Repeat what the lines below say, word for word, and skip every image.

## START Information shown

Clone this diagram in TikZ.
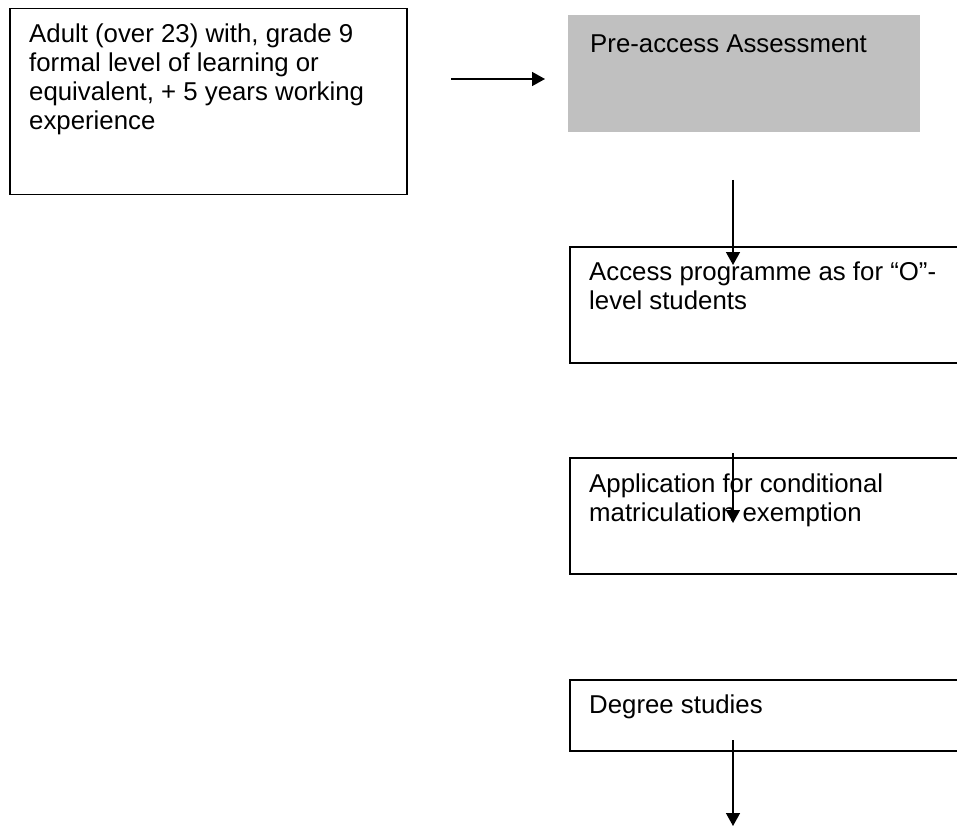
\documentclass[tikz,border=0pt]{standalone}
\usepackage{fontspec}
\setmainfont{Liberation Sans}
\usetikzlibrary{arrows.meta}
\definecolor{graybg}{HTML}{C0C0C0}
\begin{document}
\begin{tikzpicture}[x=1pt,y=-1pt,
  box/.style={draw=black, line width=1.5pt, fill=white, inner sep=0pt, anchor=north west},
  graybox/.style={fill=graybg, draw=none, inner sep=0pt, anchor=north west},
  txt/.style={inner sep=0pt, anchor=base west, font=\fontsize{25.8}{29}\selectfont},
  arr/.style={line width=1.5pt, -{Triangle[length=13pt,width=14pt]}}]
\useasboundingbox (0,0) rectangle (957,826);
\clip (0,0) rectangle (957,826);
% boxes
\node[box, minimum width=397pt, minimum height=186pt] (adult) at (9,8) {};
\node[graybox, minimum width=352pt, minimum height=117pt] (pre) at (568,15) {};
\node[box, minimum width=400pt, minimum height=116pt] (access) at (569,246) {};
\node[box, minimum width=400pt, minimum height=116pt] (appl) at (569,457) {};
\node[box, minimum width=400pt, minimum height=71pt] (degree) at (569,679) {};
% texts
\node[txt] (adultT) at ([shift={(20,35)}]adult.north west) {\parbox[t]{370pt}{Adult (over 23) with, grade 9\\formal level of learning or\\equivalent, + 5 years working\\experience}};
\node[txt] (preT) at ([shift={(22,38)}]pre.north west) {Pre-access Assessment};
\node[txt] (accessT) at ([shift={(20,34)}]access.north west) {\parbox[t]{370pt}{Access programme as for “O”-\\level students}};
\node[txt] (applT) at ([shift={(20,35)}]appl.north west) {\parbox[t]{370pt}{Application for conditional\\matriculation exemption}};
\node[txt] (degreeT) at ([shift={(20,34)}]degree.north west) {Degree studies};
% arrows
\coordinate (a1s) at (451,79);
\coordinate (a1e) at (545,79);
\coordinate (a2s) at (733,180);
\coordinate (a2e) at (733,265);
\coordinate (a3s) at (733,453);
\coordinate (a3e) at (733,523);
\coordinate (a4s) at (733,740);
\coordinate (a4e) at (733,826);
\draw[arr] (a1s) -- (a1e);
\draw[arr] (a2s) -- (a2e);
\draw[arr] (a3s) -- (a3e);
\draw[arr] (a4s) -- (a4e);
\end{tikzpicture}
\end{document}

## END Information shown

**Written solution**
Clone this diagram in TikZ.
\documentclass[tikz,border=0pt]{standalone}
\usepackage{fontspec}
\setmainfont{Liberation Sans}
\usetikzlibrary{arrows.meta}
\definecolor{graybg}{HTML}{C0C0C0}
\begin{document}
\begin{tikzpicture}[x=1pt,y=-1pt,
  box/.style={draw=black, line width=1.5pt, fill=white, inner sep=0pt, anchor=north west},
  graybox/.style={fill=graybg, draw=none, inner sep=0pt, anchor=north west},
  txt/.style={inner sep=0pt, anchor=base west, font=\fontsize{25.8}{29}\selectfont},
  arr/.style={line width=1.5pt, -{Triangle[length=13pt,width=14pt]}}]
\useasboundingbox (0,0) rectangle (957,826);
\clip (0,0) rectangle (957,826);
% boxes
\node[box, minimum width=397pt, minimum height=186pt] (adult) at (9,8) {};
\node[graybox, minimum width=352pt, minimum height=117pt] (pre) at (568,15) {};
\node[box, minimum width=400pt, minimum height=116pt] (access) at (569,246) {};
\node[box, minimum width=400pt, minimum height=116pt] (appl) at (569,457) {};
\node[box, minimum width=400pt, minimum height=71pt] (degree) at (569,679) {};
% texts
\node[txt] (adultT) at ([shift={(20,35)}]adult.north west) {\parbox[t]{370pt}{Adult (over 23) with, grade 9\\formal level of learning or\\equivalent, + 5 years working\\experience}};
\node[txt] (preT) at ([shift={(22,38)}]pre.north west) {Pre-access Assessment};
\node[txt] (accessT) at ([shift={(20,34)}]access.north west) {\parbox[t]{370pt}{Access programme as for “O”-\\level students}};
\node[txt] (applT) at ([shift={(20,35)}]appl.north west) {\parbox[t]{370pt}{Application for conditional\\matriculation exemption}};
\node[txt] (degreeT) at ([shift={(20,34)}]degree.north west) {Degree studies};
% arrows
\coordinate (a1s) at (451,79);
\coordinate (a1e) at (545,79);
\coordinate (a2s) at (733,180);
\coordinate (a2e) at (733,265);
\coordinate (a3s) at (733,453);
\coordinate (a3e) at (733,523);
\coordinate (a4s) at (733,740);
\coordinate (a4e) at (733,826);
\draw[arr] (a1s) -- (a1e);
\draw[arr] (a2s) -- (a2e);
\draw[arr] (a3s) -- (a3e);
\draw[arr] (a4s) -- (a4e);
\end{tikzpicture}
\end{document}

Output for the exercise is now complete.